Tuesday, August 16, 2011

Trike basket

Just come back from stealing apple logs and I find my wife watching Magic Roundabout on Youtube. I don't know if any children did but in the Olden Days all the students used to watch Magic Roundabout after lectures. It numbed their brains. Damn, there's an opportunity missed - we had the new medical students round - one was shaven-headed and competent and the other was an idiot whose teeth stuck out like a fantail - a small but representative sample - and I forgot to ask them what they did to numb their brains. - Blimey, now she's watching Bill and Ben the Flowerpot Men (1953, so it even predates me). - Now John's watching it. He'll start feeling sorry for us in a minute, and then he'll move on to realising why we don't have a TV. - Good gracious me now she's onto Andy Pandy. *uck. Watch Andy Pandy and you'll know why suicide was invented. Five minutes of a swinging puppet along with some of the least scintillating commentary ever heard on television, occasionally breaking into song. *uuuuuuuuuck. Hang on - I'll just check she hasn't gone and killed herself.

Right, I'm back at my computer and she's just made some remarks to me to tidy my desk and whole area. I nearly tidied my workshop but got distracted by my new trike basket which is so fantastick and so wonderful and so brilliant that I have to keep going back into the workshop to admire it.

In the market there was a man selling scythes - no there was - I would'v'e bought one too except I have three scythes, though the truth is when you have three nobody notices a fourth appearing - and another man selling baskets. Baskets I can get away with: we like baskets. Real ones that is. Plastic ones break and end up choking turtles in the Pacific Gyre. I immediately bought one and commissioned another.
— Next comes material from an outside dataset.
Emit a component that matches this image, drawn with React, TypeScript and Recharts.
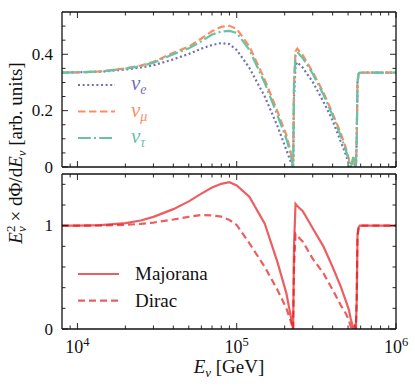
import { LineChart, Line, XAxis, YAxis, Legend } from 'recharts'

// energies in GeV (log axis)
const energies = [8000, 10000, 14000, 20000, 25000, 30000, 40000, 50000, 60000, 70000, 80000, 90000, 100000, 120000, 150000, 180000, 205000, 218000, 226000, 229000, 234000, 240000, 260000, 300000, 350000, 400000, 450000, 480000, 505000, 520000, 540000, 552000, 560000, 567000, 573000, 582000, 592000, 700000, 1000000]

// top panel: flux per flavour
const nuE = [0.335, 0.336, 0.338, 0.346, 0.353, 0.361, 0.382, 0.401, 0.42, 0.433, 0.44, 0.436, 0.415, 0.352, 0.25, 0.146, 0.06, 0.02, 0, 0.25, 0.36, 0.372, 0.352, 0.302, 0.232, 0.165, 0.09, 0.05, 0.012, 0, 0.035, 0.005, 0, 0.1, 0.3, 0.33, 0.335, 0.335, 0.335]
const nuMu = [0.335, 0.336, 0.339, 0.35, 0.36, 0.373, 0.405, 0.427, 0.456, 0.482, 0.497, 0.501, 0.49, 0.428, 0.31, 0.198, 0.113, 0.055, 0, 0.3, 0.41, 0.42, 0.397, 0.337, 0.265, 0.19, 0.12, 0.075, 0.03, 0, 0.035, 0.005, 0, 0.1, 0.3, 0.33, 0.335, 0.335, 0.335]
const nuTau = [0.335, 0.336, 0.339, 0.349, 0.358, 0.37, 0.4, 0.421, 0.446, 0.47, 0.481, 0.483, 0.476, 0.416, 0.298, 0.184, 0.1, 0.045, 0, 0.29, 0.398, 0.408, 0.386, 0.331, 0.257, 0.183, 0.11, 0.067, 0.025, 0, 0.035, 0.005, 0, 0.1, 0.3, 0.33, 0.335, 0.335, 0.335]

// bottom panel: total flux
const majorana = [1.0, 1.0, 1.006, 1.025, 1.05, 1.085, 1.16, 1.235, 1.31, 1.37, 1.405, 1.42, 1.39, 1.28, 1.02, 0.65, 0.345, 0.13, 0, 0.8, 1.21, 1.19, 1.14, 0.975, 0.8, 0.6, 0.41, 0.29, 0.19, 0.1, 0, 0.03, 0, 0.3, 0.9, 0.98, 1.0, 1.0, 1.0]
const dirac = [1.0, 1.0, 1.002, 1.008, 1.017, 1.03, 1.06, 1.085, 1.103, 1.1, 1.087, 1.055, 1.007, 0.83, 0.6, 0.38, 0.2, 0.08, 0, 0.6, 0.92, 0.9, 0.845, 0.68, 0.54, 0.38, 0.23, 0.16, 0.09, 0.02, 0, 0.03, 0, 0.3, 0.9, 0.98, 1.0, 1.0, 1.0]

const xMajorTicks = [10000, 100000, 1000000]
const xTicks = [9000, 10000, 20000, 30000, 40000, 50000, 60000, 70000, 80000, 90000, 100000, 200000, 300000, 400000, 500000, 600000, 700000, 800000, 900000, 1000000]
const topYTicks = [0, 0.05, 0.1, 0.15, 0.2, 0.25, 0.3, 0.35, 0.4, 0.45, 0.5]
const topYMajor = [0, 0.2, 0.4]
const bottomYTicks = [0, 0.2, 0.4, 0.6, 0.8, 1, 1.2, 1.4]
const bottomYMajor = [0, 1]

const flavourKeys = ['nuE', 'nuMu', 'nuTau']
const flavourSubs = ['e', 'μ', 'τ']
const flavourColors = ['#7570b3', '#fc8d62', '#66c2a5']
const flavourDashes = ['2 2.6', '7.5 3.5', '12.8 3.2 2 3.2']

const modelNames = ['Majorana', 'Dirac']
const modelDashes = ['', '7 4']
const RED = '#e41a1c'

const topData = energies.map((E, i) => ({ E, nuE: nuE[i], nuMu: nuMu[i], nuTau: nuTau[i] }))
const bottomData = energies.map((E, i) => ({ E, Majorana: majorana[i], Dirac: dirac[i] }))

const FONT = '"Liberation Serif", "Times New Roman", serif'
const INK = '#111'

function xTick(side: 'top' | 'bottom', showLabels: boolean) {
  return (props: any) => {
    const { x, y, payload } = props
    const v = payload.value
    const major = xMajorTicks.includes(v)
    const len = major ? 6 : 3.5
    const dir = side === 'bottom' ? -1 : 1
    return (
      <g>
        <line x1={x} x2={x} y1={y} y2={y + dir * len} stroke={INK} strokeWidth={0.9} />
        {showLabels && major ? (
          <text x={x} y={y + 24} textAnchor="middle" fontFamily={FONT} fontSize={18} fill={INK}>
            10<tspan dy={-7} fontSize={12.5}>{Math.round(Math.log10(v))}</tspan>
          </text>
        ) : null}
      </g>
    )
  }
}

function yTick(side: 'left' | 'right', majors: number[], showLabels: boolean) {
  return (props: any) => {
    const { x, y, payload } = props
    const v = payload.value
    const major = majors.includes(v)
    const len = major ? 6 : 3.5
    const dir = side === 'left' ? 1 : -1
    return (
      <g>
        <line x1={x} x2={x + dir * len} y1={y} y2={y} stroke={INK} strokeWidth={0.9} />
        {showLabels && major ? (
          <text x={x - 9} y={y} dy="0.34em" textAnchor="end" fontFamily={FONT} fontSize={17} fill={INK}>
            {String(v)}
          </text>
        ) : null}
      </g>
    )
  }
}

const axisLine = { stroke: INK, strokeWidth: 1.3 }

function FlavourLegend(props: any) {
  const payload = props.payload || []
  return (
    <svg width={110} height={80} style={{ overflow: 'visible' }}>
      {payload.map((entry: any) => {
        const k = flavourKeys.indexOf(entry.dataKey)
        const cy = 10 + k * 26.5
        return (
          <g key={entry.dataKey}>
            <line x1={2} x2={39} y1={cy} y2={cy} stroke={flavourColors[k]} strokeWidth={2.2} strokeDasharray={flavourDashes[k]} />
            <text x={55} y={cy + 5} fontFamily={FONT} fontSize={21} fontStyle="italic" fill={flavourColors[k]}>
              ν<tspan dy={4} fontSize={14}>{flavourSubs[k]}</tspan>
            </text>
          </g>
        )
      })}
    </svg>
  )
}

function ModelLegend(props: any) {
  const payload = props.payload || []
  return (
    <svg width={140} height={60} style={{ overflow: 'visible' }}>
      {payload.map((entry: any) => {
        const k = modelNames.indexOf(entry.value)
        const cy = 10 + k * 26.7
        return (
          <g key={entry.value}>
            <line x1={2} x2={43} y1={cy} y2={cy} stroke={RED} strokeOpacity={0.7} strokeWidth={2.2} strokeDasharray={modelDashes[k] || undefined} />
            <text x={59} y={cy + 6} fontFamily={FONT} fontSize={19} fill={INK}>
              {entry.value}
            </text>
          </g>
        )
      })}
    </svg>
  )
}

function XAxisTitle(props: any) {
  const vb = props.viewBox || { x: 62, y: 159, width: 334 }
  return (
    <text x={vb.x + vb.width / 2} y={vb.y + 44} textAnchor="middle" fontFamily={FONT} fontSize={19} fill={INK}>
      <tspan fontStyle="italic">E</tspan>
      <tspan dy={4} fontSize={13} fontStyle="italic">ν</tspan>
      <tspan dy={-4}> [GeV]</tspan>
    </text>
  )
}

// axes carry the margins: left 62, right 19
export default function App() {
  return (
    <div style={{ position: 'absolute', left: 0, top: 0, width: 415, height: 390, background: '#fff' }}>
      <div style={{ position: 'absolute', left: 0, top: 0 }}>
        <LineChart width={415} height={180} data={topData} margin={{ top: 0, right: 0, bottom: 0, left: 0 }}>
          <XAxis dataKey="E" xAxisId="b" type="number" scale="log" domain={[8000, 1000000]} allowDataOverflow ticks={xTicks} interval={0}
            height={13} tickSize={0} tickMargin={0} tickLine={false} axisLine={axisLine} tick={xTick('bottom', false)} />
          <XAxis dataKey="E" xAxisId="t" orientation="top" type="number" scale="log" domain={[8000, 1000000]} allowDataOverflow ticks={xTicks} interval={0}
            height={12} tickSize={0} tickMargin={0} tickLine={false} axisLine={axisLine} tick={xTick('top', false)} />
          <YAxis yAxisId="l" type="number" domain={[0, 0.55]} allowDataOverflow ticks={topYTicks} interval={0}
            width={62} tickSize={0} tickMargin={0} tickLine={false} axisLine={axisLine} tick={yTick('left', topYMajor, true)} />
          <YAxis yAxisId="r" orientation="right" type="number" domain={[0, 0.55]} allowDataOverflow ticks={topYTicks} interval={0}
            width={19} tickSize={0} tickMargin={0} tickLine={false} axisLine={axisLine} tick={yTick('right', topYMajor, false)} />
          <Legend layout="horizontal" verticalAlign="middle" align="center" wrapperStyle={{ left: 76, top: 75, width: 110 }} content={FlavourLegend} />
          {flavourKeys.map((k, i) => (
            <Line key={k} xAxisId="b" yAxisId="l" dataKey={k} type="linear" stroke={flavourColors[i]} strokeWidth={2.2}
              strokeDasharray={flavourDashes[i]} dot={false} activeDot={false} isAnimationActive={false} />
          ))}
        </LineChart>
      </div>
      <div style={{ position: 'absolute', left: 0, top: 170 }}>
        <LineChart width={415} height={220} data={bottomData} margin={{ top: 0, right: 0, bottom: 0, left: 0 }}>
          <XAxis dataKey="E" xAxisId="b" type="number" scale="log" domain={[8000, 1000000]} allowDataOverflow ticks={xTicks} interval={0}
            height={61} tickSize={0} tickMargin={0} tickLine={false} axisLine={axisLine} tick={xTick('bottom', true)} label={<XAxisTitle />} />
          <XAxis dataKey="E" xAxisId="t" orientation="top" type="number" scale="log" domain={[8000, 1000000]} allowDataOverflow ticks={xTicks} interval={0}
            height={4} tickSize={0} tickMargin={0} tickLine={false} axisLine={axisLine} tick={xTick('top', false)} />
          <YAxis yAxisId="l" type="number" domain={[0, 1.5]} allowDataOverflow ticks={bottomYTicks} interval={0}
            width={62} tickSize={0} tickMargin={0} tickLine={false} axisLine={axisLine} tick={yTick('left', bottomYMajor, true)} />
          <YAxis yAxisId="r" orientation="right" type="number" domain={[0, 1.5]} allowDataOverflow ticks={bottomYTicks} interval={0}
            width={19} tickSize={0} tickMargin={0} tickLine={false} axisLine={axisLine} tick={yTick('right', bottomYMajor, false)} />
          <Legend layout="horizontal" verticalAlign="middle" align="center" wrapperStyle={{ left: 76, top: 94, width: 140 }} content={ModelLegend} />
          {modelNames.map((name, i) => (
            <Line key={name} xAxisId="b" yAxisId="l" dataKey={name} name={name} type="linear" stroke={RED} strokeOpacity={0.7} strokeWidth={2.2}
              strokeDasharray={modelDashes[i] || undefined} dot={false} activeDot={false} isAnimationActive={false} />
          ))}
        </LineChart>
      </div>
      <svg width={415} height={390} style={{ position: 'absolute', left: 0, top: 0, pointerEvents: 'none' }}>
        <text transform="translate(22, 153) rotate(-90)" textAnchor="middle" fontFamily={FONT} fontSize={19} fill={INK}>
          <tspan fontStyle="italic">E</tspan>
          <tspan dy={-7} fontSize={13}>2</tspan>
          <tspan dx={-6.5} dy={11} fontSize={13} fontStyle="italic">ν</tspan>
          <tspan dy={-4}> × dΦ/d</tspan>
          <tspan fontStyle="italic">E</tspan>
          <tspan dy={4} fontSize={13} fontStyle="italic">ν</tspan>
          <tspan dy={-4}> [arb. units]</tspan>
        </text>
      </svg>
    </div>
  )
}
'If I bring you my trike, can you make one for that?'

'Trike? What is trike?'

The basketmaker was a Foreigner, from Abroad. Trike had him baffled. But I made him tell me where he lived and called later with the trike in question and beams of sunshine fell on his face. And not long afterwards I had a phone call:

'Oh Ree-chard, I haff made. You a bas. Ket.'

And he had. And here it is. And I'm dead pleased. Because cardboard boxes, however exquisitely formed, aren't - sort of - well anyway, baskets are. On trikes, that is. A cardboard box is Loughborough. A basket is Stamford.
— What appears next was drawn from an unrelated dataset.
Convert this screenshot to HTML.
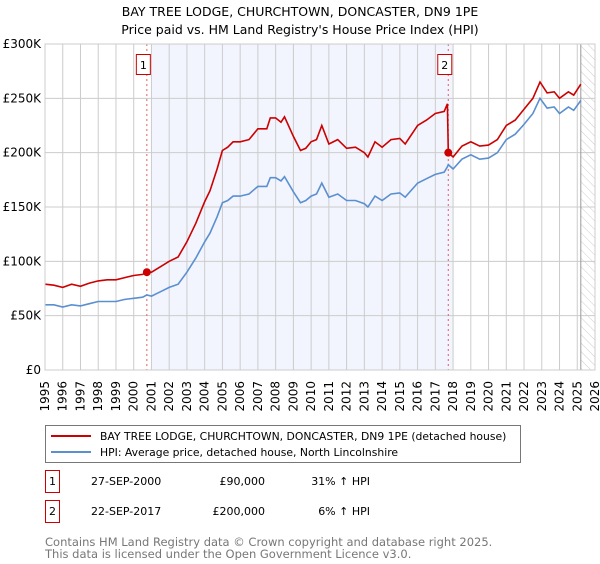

A basket on a trike is unf. not terribly good for the collection of compost. Sarah said that her daughter Alex says we can have her horseshit for free if we gather it up but if she, Alex, has to gather it up she, Sarah, will sell it to 'lots of other people who want it' and when you do the sums you can see why. Because horses aren't cheap.
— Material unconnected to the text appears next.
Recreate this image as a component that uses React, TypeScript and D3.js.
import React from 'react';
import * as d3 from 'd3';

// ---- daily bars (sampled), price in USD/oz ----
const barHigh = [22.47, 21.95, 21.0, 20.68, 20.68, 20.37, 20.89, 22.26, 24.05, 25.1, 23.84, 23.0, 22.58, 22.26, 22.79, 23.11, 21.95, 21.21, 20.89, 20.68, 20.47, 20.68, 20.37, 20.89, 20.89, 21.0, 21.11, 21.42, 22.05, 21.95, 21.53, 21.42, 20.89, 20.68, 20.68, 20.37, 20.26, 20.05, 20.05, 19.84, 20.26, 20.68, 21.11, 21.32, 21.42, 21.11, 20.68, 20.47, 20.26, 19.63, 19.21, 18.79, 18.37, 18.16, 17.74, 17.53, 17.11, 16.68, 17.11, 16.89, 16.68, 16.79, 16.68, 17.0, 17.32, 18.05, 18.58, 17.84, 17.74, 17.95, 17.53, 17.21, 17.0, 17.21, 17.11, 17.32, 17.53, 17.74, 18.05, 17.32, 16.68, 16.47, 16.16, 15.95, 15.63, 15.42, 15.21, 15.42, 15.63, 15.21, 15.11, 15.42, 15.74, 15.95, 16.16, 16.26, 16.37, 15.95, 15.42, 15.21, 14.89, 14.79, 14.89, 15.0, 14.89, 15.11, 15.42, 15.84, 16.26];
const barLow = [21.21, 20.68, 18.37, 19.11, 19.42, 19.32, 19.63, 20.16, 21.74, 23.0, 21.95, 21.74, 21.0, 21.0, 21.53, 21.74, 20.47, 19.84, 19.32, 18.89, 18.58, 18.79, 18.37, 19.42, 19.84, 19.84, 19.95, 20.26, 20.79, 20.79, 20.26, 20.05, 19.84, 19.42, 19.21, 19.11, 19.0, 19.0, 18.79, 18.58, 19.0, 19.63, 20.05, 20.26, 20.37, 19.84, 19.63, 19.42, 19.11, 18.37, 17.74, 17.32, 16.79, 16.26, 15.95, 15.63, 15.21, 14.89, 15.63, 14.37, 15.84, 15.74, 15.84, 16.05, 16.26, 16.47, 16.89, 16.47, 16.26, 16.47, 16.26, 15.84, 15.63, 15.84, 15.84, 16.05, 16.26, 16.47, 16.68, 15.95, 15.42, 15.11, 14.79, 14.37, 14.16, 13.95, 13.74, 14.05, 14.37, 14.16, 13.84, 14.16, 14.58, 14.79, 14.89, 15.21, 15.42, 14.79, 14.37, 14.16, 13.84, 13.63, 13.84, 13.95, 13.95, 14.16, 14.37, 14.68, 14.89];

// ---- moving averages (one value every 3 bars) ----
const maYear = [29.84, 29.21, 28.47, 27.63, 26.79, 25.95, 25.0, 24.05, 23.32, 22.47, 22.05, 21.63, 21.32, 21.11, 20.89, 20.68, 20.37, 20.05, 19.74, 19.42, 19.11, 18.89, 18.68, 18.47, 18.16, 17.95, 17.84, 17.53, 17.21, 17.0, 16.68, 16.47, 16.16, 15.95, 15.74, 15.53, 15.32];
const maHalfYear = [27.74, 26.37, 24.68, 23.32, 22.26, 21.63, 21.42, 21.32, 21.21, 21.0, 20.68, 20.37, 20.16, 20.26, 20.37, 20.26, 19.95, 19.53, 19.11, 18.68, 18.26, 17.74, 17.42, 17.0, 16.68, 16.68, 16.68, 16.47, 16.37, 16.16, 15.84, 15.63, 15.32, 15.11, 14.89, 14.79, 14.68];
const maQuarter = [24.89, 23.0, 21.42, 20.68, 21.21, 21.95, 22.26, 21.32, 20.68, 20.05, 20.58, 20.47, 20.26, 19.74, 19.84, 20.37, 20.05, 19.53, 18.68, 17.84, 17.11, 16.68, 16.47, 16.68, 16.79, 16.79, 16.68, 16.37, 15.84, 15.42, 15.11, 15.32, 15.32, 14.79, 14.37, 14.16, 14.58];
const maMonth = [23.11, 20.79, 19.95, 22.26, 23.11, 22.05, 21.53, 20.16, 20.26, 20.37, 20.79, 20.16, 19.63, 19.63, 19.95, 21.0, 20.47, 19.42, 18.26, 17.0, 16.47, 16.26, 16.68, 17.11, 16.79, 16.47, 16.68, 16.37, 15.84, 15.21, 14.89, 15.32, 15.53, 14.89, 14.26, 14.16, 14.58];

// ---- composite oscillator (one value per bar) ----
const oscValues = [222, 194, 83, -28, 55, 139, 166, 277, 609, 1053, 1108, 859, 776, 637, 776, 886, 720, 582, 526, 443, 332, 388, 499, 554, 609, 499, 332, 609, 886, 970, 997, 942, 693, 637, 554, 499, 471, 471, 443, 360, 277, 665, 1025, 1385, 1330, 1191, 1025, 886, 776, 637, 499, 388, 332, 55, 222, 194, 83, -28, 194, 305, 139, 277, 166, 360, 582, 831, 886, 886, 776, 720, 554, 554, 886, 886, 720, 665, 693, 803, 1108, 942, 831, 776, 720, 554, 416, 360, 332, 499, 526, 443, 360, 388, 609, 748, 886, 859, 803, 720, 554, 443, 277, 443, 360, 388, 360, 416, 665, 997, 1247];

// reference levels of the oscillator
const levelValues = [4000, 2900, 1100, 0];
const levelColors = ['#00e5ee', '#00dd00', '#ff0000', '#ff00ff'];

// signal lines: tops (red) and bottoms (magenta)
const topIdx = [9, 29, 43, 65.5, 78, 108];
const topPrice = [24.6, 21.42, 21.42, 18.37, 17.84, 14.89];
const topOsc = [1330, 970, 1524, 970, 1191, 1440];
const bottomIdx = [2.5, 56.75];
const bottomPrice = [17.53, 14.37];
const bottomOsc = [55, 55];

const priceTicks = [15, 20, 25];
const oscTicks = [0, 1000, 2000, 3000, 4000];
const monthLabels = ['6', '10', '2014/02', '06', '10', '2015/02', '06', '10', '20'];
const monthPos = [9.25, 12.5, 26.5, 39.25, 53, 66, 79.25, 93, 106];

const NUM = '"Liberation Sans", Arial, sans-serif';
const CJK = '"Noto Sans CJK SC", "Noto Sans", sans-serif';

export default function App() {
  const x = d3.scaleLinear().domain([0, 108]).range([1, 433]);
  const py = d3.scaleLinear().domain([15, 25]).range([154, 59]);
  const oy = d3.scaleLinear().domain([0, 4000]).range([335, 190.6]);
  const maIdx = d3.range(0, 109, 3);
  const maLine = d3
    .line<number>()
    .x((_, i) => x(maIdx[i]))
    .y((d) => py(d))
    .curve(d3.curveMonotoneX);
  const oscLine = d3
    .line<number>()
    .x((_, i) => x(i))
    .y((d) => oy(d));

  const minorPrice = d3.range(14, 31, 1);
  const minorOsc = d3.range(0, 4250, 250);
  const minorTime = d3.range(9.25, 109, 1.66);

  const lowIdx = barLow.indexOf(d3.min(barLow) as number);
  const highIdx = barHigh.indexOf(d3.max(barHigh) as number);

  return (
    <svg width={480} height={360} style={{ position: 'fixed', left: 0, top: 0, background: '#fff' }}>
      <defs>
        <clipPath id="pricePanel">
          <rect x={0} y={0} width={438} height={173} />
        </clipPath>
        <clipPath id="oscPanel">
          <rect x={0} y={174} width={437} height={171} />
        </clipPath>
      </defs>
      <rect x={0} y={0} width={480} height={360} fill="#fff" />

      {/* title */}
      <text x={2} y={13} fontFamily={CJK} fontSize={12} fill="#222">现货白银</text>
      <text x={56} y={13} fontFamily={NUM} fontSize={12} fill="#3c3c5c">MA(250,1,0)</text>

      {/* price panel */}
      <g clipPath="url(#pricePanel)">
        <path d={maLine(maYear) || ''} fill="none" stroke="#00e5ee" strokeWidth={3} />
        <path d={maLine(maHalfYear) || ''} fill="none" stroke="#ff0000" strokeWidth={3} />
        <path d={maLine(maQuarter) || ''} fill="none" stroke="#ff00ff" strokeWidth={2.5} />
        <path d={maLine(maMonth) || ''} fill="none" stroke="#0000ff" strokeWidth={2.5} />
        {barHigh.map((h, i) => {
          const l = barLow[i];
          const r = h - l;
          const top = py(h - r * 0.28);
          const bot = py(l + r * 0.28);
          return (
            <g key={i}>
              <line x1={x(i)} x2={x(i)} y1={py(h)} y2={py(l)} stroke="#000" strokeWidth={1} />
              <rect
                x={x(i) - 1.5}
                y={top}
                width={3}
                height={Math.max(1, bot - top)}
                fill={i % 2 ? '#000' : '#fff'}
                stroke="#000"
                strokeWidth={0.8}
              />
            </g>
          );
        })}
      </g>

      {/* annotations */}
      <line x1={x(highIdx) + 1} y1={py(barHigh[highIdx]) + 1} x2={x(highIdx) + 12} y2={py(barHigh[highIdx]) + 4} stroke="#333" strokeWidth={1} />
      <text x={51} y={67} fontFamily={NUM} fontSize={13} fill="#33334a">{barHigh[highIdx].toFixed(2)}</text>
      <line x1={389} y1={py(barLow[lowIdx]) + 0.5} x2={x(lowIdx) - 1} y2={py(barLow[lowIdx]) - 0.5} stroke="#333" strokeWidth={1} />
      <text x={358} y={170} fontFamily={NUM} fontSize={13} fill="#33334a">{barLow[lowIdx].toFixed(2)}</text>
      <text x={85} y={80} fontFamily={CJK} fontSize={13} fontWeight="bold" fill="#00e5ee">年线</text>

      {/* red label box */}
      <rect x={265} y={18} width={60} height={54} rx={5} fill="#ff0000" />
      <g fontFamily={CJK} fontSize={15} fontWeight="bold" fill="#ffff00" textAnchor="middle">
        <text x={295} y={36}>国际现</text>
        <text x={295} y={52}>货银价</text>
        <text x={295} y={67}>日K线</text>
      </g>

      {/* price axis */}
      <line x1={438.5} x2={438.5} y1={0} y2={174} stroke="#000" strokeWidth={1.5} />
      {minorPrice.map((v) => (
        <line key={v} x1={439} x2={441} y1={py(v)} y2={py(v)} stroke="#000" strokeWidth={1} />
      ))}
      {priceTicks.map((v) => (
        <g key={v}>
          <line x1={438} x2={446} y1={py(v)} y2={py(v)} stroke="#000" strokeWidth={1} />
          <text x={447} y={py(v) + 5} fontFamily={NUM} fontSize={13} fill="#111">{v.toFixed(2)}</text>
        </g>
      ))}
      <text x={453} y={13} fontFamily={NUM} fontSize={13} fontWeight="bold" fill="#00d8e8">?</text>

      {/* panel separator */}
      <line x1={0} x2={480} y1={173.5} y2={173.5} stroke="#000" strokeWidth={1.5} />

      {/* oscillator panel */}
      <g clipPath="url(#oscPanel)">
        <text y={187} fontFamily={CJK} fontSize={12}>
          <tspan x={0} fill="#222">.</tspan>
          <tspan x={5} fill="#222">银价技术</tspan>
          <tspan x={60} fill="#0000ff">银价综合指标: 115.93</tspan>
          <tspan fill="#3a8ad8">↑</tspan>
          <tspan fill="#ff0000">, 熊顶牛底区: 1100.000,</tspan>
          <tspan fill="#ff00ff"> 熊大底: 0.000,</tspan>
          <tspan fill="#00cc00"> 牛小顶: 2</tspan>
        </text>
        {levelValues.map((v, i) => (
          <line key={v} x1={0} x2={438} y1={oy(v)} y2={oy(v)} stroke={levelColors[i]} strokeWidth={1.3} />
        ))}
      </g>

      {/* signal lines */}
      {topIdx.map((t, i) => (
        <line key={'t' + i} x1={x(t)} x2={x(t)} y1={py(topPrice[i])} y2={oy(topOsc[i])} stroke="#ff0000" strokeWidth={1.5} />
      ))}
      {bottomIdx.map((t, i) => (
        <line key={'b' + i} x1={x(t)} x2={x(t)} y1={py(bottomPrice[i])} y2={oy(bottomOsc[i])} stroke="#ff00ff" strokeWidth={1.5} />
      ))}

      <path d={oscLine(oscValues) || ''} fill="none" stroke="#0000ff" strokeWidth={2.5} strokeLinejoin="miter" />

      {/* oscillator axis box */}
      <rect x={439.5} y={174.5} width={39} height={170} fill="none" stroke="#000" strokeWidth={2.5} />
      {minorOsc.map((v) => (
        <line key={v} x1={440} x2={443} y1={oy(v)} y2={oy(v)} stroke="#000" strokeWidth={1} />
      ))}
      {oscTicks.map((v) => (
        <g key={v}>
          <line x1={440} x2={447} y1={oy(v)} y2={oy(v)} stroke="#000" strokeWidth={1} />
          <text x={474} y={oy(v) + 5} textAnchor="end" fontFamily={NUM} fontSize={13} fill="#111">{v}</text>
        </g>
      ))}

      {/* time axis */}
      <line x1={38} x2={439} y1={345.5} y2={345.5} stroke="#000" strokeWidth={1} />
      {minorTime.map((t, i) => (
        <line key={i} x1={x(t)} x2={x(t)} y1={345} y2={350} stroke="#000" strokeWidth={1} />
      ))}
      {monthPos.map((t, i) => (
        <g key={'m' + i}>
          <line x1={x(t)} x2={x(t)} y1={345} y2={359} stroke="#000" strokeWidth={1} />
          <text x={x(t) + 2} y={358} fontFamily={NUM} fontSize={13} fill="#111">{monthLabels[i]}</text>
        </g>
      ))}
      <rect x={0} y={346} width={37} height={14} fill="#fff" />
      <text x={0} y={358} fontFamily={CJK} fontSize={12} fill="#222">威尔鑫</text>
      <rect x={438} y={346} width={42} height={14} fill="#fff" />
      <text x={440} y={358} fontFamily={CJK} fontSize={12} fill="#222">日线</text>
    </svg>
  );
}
For compost two 75 litre plastic dustbins are employed and I hope they last longer than washing baskets and don't end up in the gullets of dead albatross chicks. With containers of Known Volume and visits of Known Frequency one discovers that 350 litres of horse compost are generated in 7 horse-days, which = 50 litres of compost per horse per day. In the olden days stage coaches required a horse per mile: a proprietor of one coaching firm owned (I have just read) 68 coaches, 2,000 horses, and 2,000 employees to manage the hundred thousand daily litres of compost. Though as a coach travelled at 10mph, I calculate the roads received 833 cubic centimetres per mile. Plus wagon-horse compost, of course, and that of the local squire and all the other horsemen. Of which there wouldn't have been all that many, because Amber was being shod and the farrier told me that shoeing a horse is $100 and takes place every 8 weeks starting from when the horse is 4 years old. So if a horse lasts 20 years it will cost $10,400 in tyres, so to speak. Sarah recoups $2 a bag for compost but my researches have not extended to buying such a bag and weighing it. My researches extend to building trailers for my two 75-litre bins. - I can't pull more than that. I'm down to 5mph as it is.

Nevertheless I strongly commend compost collection on a bike as a means of personal weight control but you mustn't trust me because I'm an evangelical on the subject of bicycle haulage. In fact I'm a Bicyclist's Witness. I put on a smart suit and carry a small leather-bound copy of Bicycling Science Third Edition and knock on doors and ask people if they've been Saved.